Persuasion: Character of a Servant Leader (Servant Leadership #4)


In this blog, I gave an introduction to the concept of Servant leadership. A servant leader serves to lead. Servant Leadership is about the attitude of a leader toward the people he/she leads and serves. In order to explore how to implement servant leadership in daily operation, we start to discuss characters of a servant leader.

We have talked about the vision of a servant leader. A good leader sees a need and try to meet that need. Then we talked about listening. A good leader listens to the people, so that they feel that they are understood and start to trust the leader. This time we will explore the idea of persuasion.

So, a good leader has a clear vision, he/she is passionate about the vision and convinced that the vision heads in the right direction, but the leader listens to the people and try to understand different opinions, and the leader persuades them to join in.

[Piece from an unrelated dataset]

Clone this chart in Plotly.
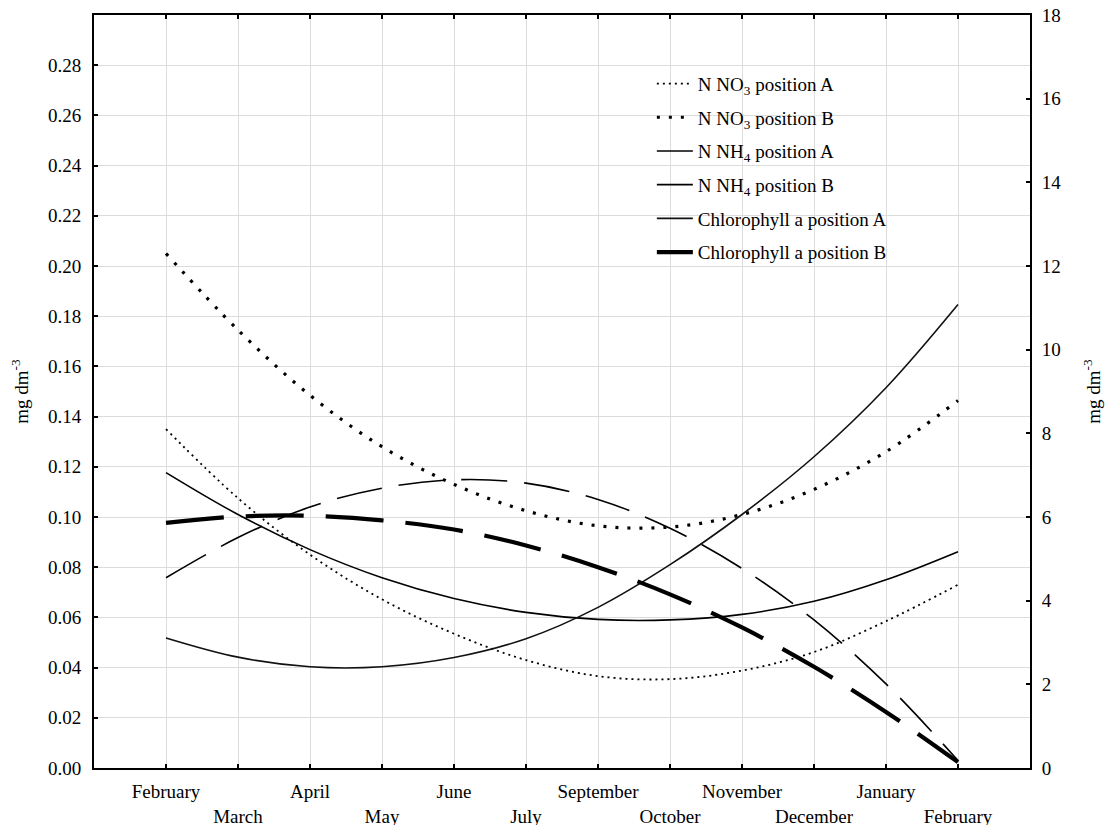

However, persuasion sometimes got a bad name. Some equate persuasion to manipulation, like a bad salesperson tries to persuade the customer by giving less than truthful information. But those are bad persuasion. A good leader persuade by giving true information and skillful communication. Persuasion is actually influence achieved by good communication. Now, how do we do that?

A good leader start not with communication skills, but with credibility. A good leader build up his credibility. When the leader is trusted by the people, it will be easy to persuade them. A leader can build credibility by competency and by character.

It is just like finding a doctor when you move to a new city. You obviously will try to find a doctor that is qualified, experienced and capable. However, to many of us, that is not enough! We also want to find a doctor that is honest and genuinely cares for us. We trust someone who is both capable and with noble characters. A leader is a good leader when he practices what he teaches, does not shy away from difficult situations, behaves consistently and transparently, and leads by example.

When people start to trust you, you can persuade them by giving them information and reasons. This is the easiest part of persuasion, most leaders know how to do it. Just a reminder though, only share relevant information, and keep your presentation short, interesting and compelling. To do that, you need to know your audience well. But it's not enough to give people reasons, especially if we are asking people to change their habits or to take risk. We need to stir them into action, we need something powerful to push them away from their comfort zone.

That powerful thing is our emotions. Think of a charity you gave last time. Why did you donate to them? Perhaps you know someone related to it, that connection motivates you. Or there is a picture, a video clip, a story that motivates you to give. You have all the reasons to give to charity, but you end up giving only to a selected few. So, a good leader is a person people are willing to trust, a good leader presents all the reasoning in a captivating way, but at the end of the day, emotional connection is the key to persuasion.

Finally, a servant leader persuades slightly differently from a traditional leader. A servant leader persuades people to join him, but he is not proud, he is not self-centred, his goal is to serve, not to make a name for himself. People can feel that the attitude is different. He may say something like these or he may simply embody these in their actions and decisions:

“I saw a need and I want to meet that need in the best way.”

“I know a way, it may be a good way, because…”

“Let me know if you have a better way.”

“It’s not about me, it’s about meeting the need.”